Prayers
- Bob Veitch (Hon. Retired) had knee surgery and is recovering at home.
- Paul Musser (Hon. Retired) had a pacemaker put in and is expected to return home tomorrow.
Children’s Sermons
They are the bane of some pastors’ existence and others love them. Either way children’s sermons present a challenge. How do you do something that is useful and on the kids’ level and not too cute and all the other pitfalls. Christmas is particularly perplexing. What do you do with Santa Claus…make him St. Nicholas? The holiday was co-opted by Christians from pagan rites and that is appropriate. But when the incarnation takes us into the vernacular we are always in danger of the domestication of the Gospel.
I noticed something recently that is not new but may spark renewed creativity this year. An author was reflecting on how the ancient symbols of the faith have often lost any sense of their historical context and even sometimes communicate quit the opposite of what is intended. Words in the Lord’s Prayer and Apostle’s Creed can also mislead. Maybe that could be the children’s sermon opportunity for 2013…teaching the meaning of the symbols (including familiar words and phrases) of the faith. Our sanctuaries often have those symbols built-in.
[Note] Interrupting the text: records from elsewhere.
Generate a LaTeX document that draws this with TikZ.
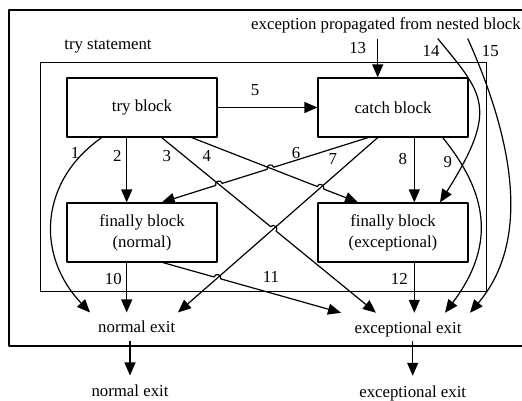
\documentclass[tikz,border=0pt]{standalone}
\usepackage{fontspec}
\setmainfont{Liberation Serif}
\usetikzlibrary{arrows.meta,calc}

\tikzset{
	blk/.style={draw, minimum width=150pt, minimum height=59pt, align=center},
	exitlbl/.style={anchor=base, inner sep=8pt},
}

\begin{document}
\begin{tikzpicture}[x=1pt, y=-1pt, >={Triangle[length=13pt,width=11pt]}, line width=1.2pt, line join=round, font=\fontsize{16.8}{21}\selectfont]
	\useasboundingbox (0,0) rectangle (522,400);
	\clip (0,0) rectangle (522,400);
	\draw (9,10) rectangle (540,346);
	\draw[line width=1pt] (40.7,62.3) rectangle (486,291.7);
	\node (stmt) at (108,46.7) {try statement};
	\node[anchor=base, inner sep=5pt] (prop) at (386,29.3) {exception propagated from nested block};
	% blocks
	\node[blk] (try) at (142,107.5) {try block};
	\node[blk] (catch) at (393,107.5) {catch block};
	\node[blk] (fin) at (142,232.5) {finally block\\(normal)};
	\node[blk] (fex) at (393,232.5) {finally block\\(exceptional)};
	% exits
	\node[exitlbl] (nexit) at (136.7,332.7) {normal exit};
	\node[exitlbl] (eexit) at (408,333) {exceptional exit};
	\node[exitlbl, inner sep=9pt] (nout) at (130,396.7) {normal exit};
	\node[exitlbl, inner sep=9pt] (eout) at (412.7,397) {exceptional exit};
	% end points
	\coordinate (a1) at ($(try.south)+(-40.3,0)$);
	\coordinate (b1) at ($(nexit.north)+(-46.7,0)$);
	\coordinate (a2) at ($(try.south)+(-15.3,0)$);
	\coordinate (b2) at ($(fin.north)+(-15.3,0)$);
	\coordinate (a3) at ($(try.south)+(19.7,0)$);
	\coordinate (b3) at ($(eexit.north)+(-32,0)$);
	\coordinate (a4) at ($(try.south)+(49.7,0)$);
	\coordinate (b4) at ($(fex.north)+(-35,0)$);
	\coordinate (a6) at ($(catch.south)+(-25,0)$);
	\coordinate (b6) at ($(fin.north)+(19.7,0)$);
	\coordinate (a7) at ($(catch.south)+(-15.3,0)$);
	\coordinate (b7) at ($(nexit.north)+(41.3,0)$);
	\coordinate (a8) at ($(catch.south)+(21.3,0)$);
	\coordinate (b8) at ($(fex.north)+(21.3,0)$);
	\coordinate (a9) at ($(catch.south)+(49.7,0)$);
	\coordinate (b9) at ($(eexit.north)+(37,0)$);
	\coordinate (a10) at ($(fin.south)+(-15.3,0)$);
	\coordinate (b10) at (a10 |- nexit.north);
	\coordinate (a11) at ($(fin.south)+(21,0)$);
	\coordinate (b11) at ($(eexit.north)+(-67,0)$);
	\coordinate (a12) at ($(fex.south)+(21.3,0)$);
	\coordinate (b12) at (a12 |- eexit.north);
	\coordinate (b13) at ($(catch.north)+(-15.3,0)$);
	\coordinate (a13) at (b13 |- prop.south);
	\coordinate (a14) at ($(prop.south)+(51.7,0)$);
	\coordinate (b14) at ($(fex.north)+(47,0)$);
	\coordinate (a15) at ($(prop.south)+(81.7,0)$);
	\coordinate (b15) at ($(eexit.north)+(62,0)$);
	% crossings (line hops)
	\coordinate (x64) at (intersection of a6--b6 and a4--b4);
	\coordinate (x63) at (intersection of a6--b6 and a3--b3);
	\coordinate (x47) at (intersection of a4--b4 and a7--b7);
	\coordinate (x37) at (intersection of a3--b3 and a7--b7);
	\coordinate (x117) at (intersection of a11--b11 and a7--b7);
	% connectors
	\draw[->] (a1) .. controls +(-61.7,43) and +(-55,-58) .. (b1);
	\draw[->] (a2) -- (b2);
	\draw[->] (a3) -- ($(x37)!3.5pt!(a3)$)
		.. controls ($(x37)!3.5pt!(a3)!4.5pt!90:(x37)$) and ($(x37)!3.5pt!(b3)!4.5pt!-90:(x37)$) .. ($(x37)!3.5pt!(b3)$) -- (b3);
	\draw[->] (a4) -- ($(x47)!3.5pt!(a4)$)
		.. controls ($(x47)!3.5pt!(a4)!4.5pt!90:(x47)$) and ($(x47)!3.5pt!(b4)!4.5pt!-90:(x47)$) .. ($(x47)!3.5pt!(b4)$) -- (b4);
	\draw[->] (try.east) -- (catch.west);
	\draw[->] (a6) -- ($(x64)!3.5pt!(a6)$)
		.. controls ($(x64)!3.5pt!(a6)!4.5pt!-90:(x64)$) and ($(x64)!3.5pt!(b6)!4.5pt!90:(x64)$) .. ($(x64)!3.5pt!(b6)$)
		-- ($(x63)!3.5pt!(a6)$)
		.. controls ($(x63)!3.5pt!(a6)!4.5pt!-90:(x63)$) and ($(x63)!3.5pt!(b6)!4.5pt!90:(x63)$) .. ($(x63)!3.5pt!(b6)$) -- (b6);
	\draw[->] (a7) -- (b7);
	\draw[->] (a8) -- (b8);
	\draw[->] (a9) .. controls +(43,53) and +(53,-70) .. (b9);
	\draw[->] (a10) -- (b10);
	\draw[->] (a11) -- ($(x117)!3.5pt!(a11)$)
		.. controls ($(x117)!3.5pt!(a11)!4.5pt!90:(x117)$) and ($(x117)!3.5pt!(b11)!4.5pt!-90:(x117)$) .. ($(x117)!3.5pt!(b11)$) -- (b11);
	\draw[->] (a12) -- (b12);
	\draw[->] (a13) -- (b13);
	\draw[->] (a14) .. controls +(45,55) and +(60,-95) .. (b14);
	\draw[->] (a15) .. controls +(45,100) and +(62,-73) .. (b15);
	\draw[->] (nout.north |- nexit.south) -- (nout.north);
	\draw[->] (eout.north |- nexit.south) -- (eout.north);
	% numbers
	\foreach \n/\x/\y in {1/75/153, 2/117.3/156, 3/166.7/156, 4/206.7/156, 5/255/90, 6/296/152.7, 7/332.7/159.3, 8/402.7/159.3, 9/447.7/161.7, 10/113.3/279.3, 11/271/277, 12/399.3/279.3, 13/357.7/48.3, 14/431/50.7, 15/490.3/50.7} {
		\node (lbl\n) at (\x,\y) {\n};
	}
\end{tikzpicture}
\end{document}
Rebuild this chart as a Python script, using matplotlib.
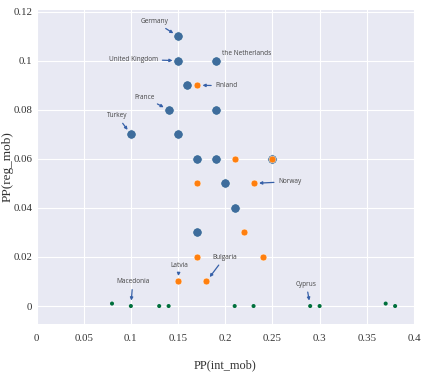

IHS and χρ and all those other Latin and Greek letters we learned. Teaching their meaning during the children’s sermon would give the kids something to look at when they got bored with the adult sermon!
As noted earlier, this is nothing new. Maybe some of you have done this and even know of print and web resources that would help. I’d be happy to share those with everyone. It would be a way to teach the faith to a generation (including adults…who often get the most out of children’s sermons) which is highly ignorant of some of the basics.